COEUR d'ALENE - Sometimes our own standards can be the hardest.

After Kootenai County red-tagged one of its own department's projects earlier this month due to permit violations, it only took a few thousand dollars to bring the job back to code, said Commissioner Todd Tondee.

"It's a shame we violated our own ordinance, but accidents happen," Tondee said. "I could tell you the county responded faster (to the violations) than any members of the public I've seen so far."

The county Building and Planning Department issued a stop-work order on June 4 on a replacement retaining wall being constructed at Carlin Bay, a project permitted to the county Parks and Waterways Department.

The job was tagged for not having construction plans on site, construction without inspections, sediment control problems and building the wall roughly 3 feet too high, said Scott Clark, director of the Planning and Building Department.

"We treat all projects equally," Clark said. "Certainly the county is subject to our own rules."

Tondee attributed the mistakes to oversight that occurred while Nick Snyder, Parks and Waterways director, was out of town when the project started.

Tondee added that the Parks and Waterways Department is rectifying the problem by tearing down the extra height of the wall.

"They're in the process of remedying it right now," he said on Wednesday.

The replacement wall was funded with $71,000 from a state grant and county Parks and Waterways funds, Tondee said, but even with the cost of repairs it looks to come in under budget by about $9,000.

Snyder could not be reached for comment over several days.

Tom Torgerson of Century 21 Beutler and Associates, who visited the site with Tondee, thinks the incident reflects problems with the county ordinance on site disturbance within 25 feet of shoreline.

It's because of that ordinance - which limits shoreline construction to only replacing pre-existing structures - which prevented the wall from being built higher than the original wall.

"The project the Parks Department was building was phenomenal," Torgerson said, pointing out that a higher wall would have leveled the property and prevented higher waves from washing over. "The county needs to understand the complexities with the current site disturbance ordinance and understand there needs to be other available options for each site specifically."

Tondee said he agrees.

"In order for it (the wall) to work properly and to be a great benefit, it should have been higher, but there's no mechanism for us to allow that," he said. "I totally agree it (the ordinance) is too rigid.

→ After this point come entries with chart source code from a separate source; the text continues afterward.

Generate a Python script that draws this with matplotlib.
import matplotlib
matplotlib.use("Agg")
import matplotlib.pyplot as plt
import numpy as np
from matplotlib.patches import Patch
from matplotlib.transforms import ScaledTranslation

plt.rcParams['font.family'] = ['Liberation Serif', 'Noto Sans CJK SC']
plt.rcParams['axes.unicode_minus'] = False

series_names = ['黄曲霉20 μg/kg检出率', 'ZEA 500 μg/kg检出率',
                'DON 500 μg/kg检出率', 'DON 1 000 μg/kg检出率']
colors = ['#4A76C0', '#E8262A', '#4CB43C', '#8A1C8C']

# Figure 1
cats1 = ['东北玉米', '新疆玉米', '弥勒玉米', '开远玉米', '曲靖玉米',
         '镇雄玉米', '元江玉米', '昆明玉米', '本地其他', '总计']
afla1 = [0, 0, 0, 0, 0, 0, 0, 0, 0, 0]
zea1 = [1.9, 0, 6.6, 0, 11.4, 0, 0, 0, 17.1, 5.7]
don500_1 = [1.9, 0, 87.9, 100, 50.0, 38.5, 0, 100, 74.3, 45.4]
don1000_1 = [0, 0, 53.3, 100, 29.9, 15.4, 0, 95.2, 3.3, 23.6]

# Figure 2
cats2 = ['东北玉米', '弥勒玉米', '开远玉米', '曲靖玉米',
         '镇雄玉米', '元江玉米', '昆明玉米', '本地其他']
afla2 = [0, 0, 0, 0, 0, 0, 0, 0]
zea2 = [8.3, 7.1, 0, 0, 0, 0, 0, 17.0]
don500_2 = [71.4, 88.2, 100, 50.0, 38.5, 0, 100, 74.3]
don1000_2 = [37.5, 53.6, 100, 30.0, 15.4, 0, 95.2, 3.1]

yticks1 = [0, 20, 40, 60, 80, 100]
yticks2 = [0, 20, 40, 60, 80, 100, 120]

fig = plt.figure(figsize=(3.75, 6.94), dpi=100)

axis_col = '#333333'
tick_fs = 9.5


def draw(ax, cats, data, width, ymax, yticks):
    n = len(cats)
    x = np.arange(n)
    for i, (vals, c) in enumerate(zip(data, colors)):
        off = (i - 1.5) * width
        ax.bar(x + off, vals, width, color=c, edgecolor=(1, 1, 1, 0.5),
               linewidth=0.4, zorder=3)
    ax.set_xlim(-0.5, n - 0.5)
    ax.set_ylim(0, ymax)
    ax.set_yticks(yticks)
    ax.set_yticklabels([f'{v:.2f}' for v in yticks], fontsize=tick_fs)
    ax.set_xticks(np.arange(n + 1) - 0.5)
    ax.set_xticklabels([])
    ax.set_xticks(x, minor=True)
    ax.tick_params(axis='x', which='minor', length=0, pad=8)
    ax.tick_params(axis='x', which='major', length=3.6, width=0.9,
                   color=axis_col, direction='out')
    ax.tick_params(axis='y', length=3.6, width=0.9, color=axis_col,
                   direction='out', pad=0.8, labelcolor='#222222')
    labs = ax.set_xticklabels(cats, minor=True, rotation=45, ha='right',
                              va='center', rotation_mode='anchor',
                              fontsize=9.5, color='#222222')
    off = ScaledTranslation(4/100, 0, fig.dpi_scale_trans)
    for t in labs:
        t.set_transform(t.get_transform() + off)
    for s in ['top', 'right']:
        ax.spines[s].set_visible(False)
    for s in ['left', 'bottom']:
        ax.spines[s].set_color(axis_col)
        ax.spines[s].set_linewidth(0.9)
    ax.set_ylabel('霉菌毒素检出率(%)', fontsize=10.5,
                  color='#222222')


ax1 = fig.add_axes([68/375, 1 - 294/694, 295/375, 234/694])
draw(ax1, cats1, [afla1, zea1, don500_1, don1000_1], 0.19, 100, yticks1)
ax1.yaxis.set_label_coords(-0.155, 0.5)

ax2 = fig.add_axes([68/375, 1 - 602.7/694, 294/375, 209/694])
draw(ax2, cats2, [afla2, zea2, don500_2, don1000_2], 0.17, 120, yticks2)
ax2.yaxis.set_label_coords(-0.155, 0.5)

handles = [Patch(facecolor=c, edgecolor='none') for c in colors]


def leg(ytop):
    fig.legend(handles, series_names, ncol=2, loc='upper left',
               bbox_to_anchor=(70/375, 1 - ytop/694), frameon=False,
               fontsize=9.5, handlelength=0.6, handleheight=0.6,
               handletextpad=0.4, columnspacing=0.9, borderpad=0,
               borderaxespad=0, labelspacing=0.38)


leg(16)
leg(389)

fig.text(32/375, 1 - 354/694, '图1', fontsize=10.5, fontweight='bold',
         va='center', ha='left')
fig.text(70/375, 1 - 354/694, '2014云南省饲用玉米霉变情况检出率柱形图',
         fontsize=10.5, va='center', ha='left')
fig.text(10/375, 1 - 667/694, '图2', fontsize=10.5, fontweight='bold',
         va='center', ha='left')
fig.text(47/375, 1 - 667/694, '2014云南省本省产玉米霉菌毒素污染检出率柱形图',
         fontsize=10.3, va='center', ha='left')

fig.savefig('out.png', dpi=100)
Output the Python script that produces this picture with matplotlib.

We're working to get that corrected. But it's not corrected yet, and we have to follow the rules."

Clark said the stop work order has been lifted on the project so contractors can modify the wall. The code violation will be released when the project is remedied, he said.

Greg Peck, vice president of the project's excavator Peck and Peck Excavating Inc., said the wall should be finished next Monday.

"It was just a weird deal. There was just a miscommunication between them (the county departments). It was kind of funny," Peck said. "Some of the strict ordinances, sometimes they're complicated, the way they're put together. Sometimes it's hard to understand 'em."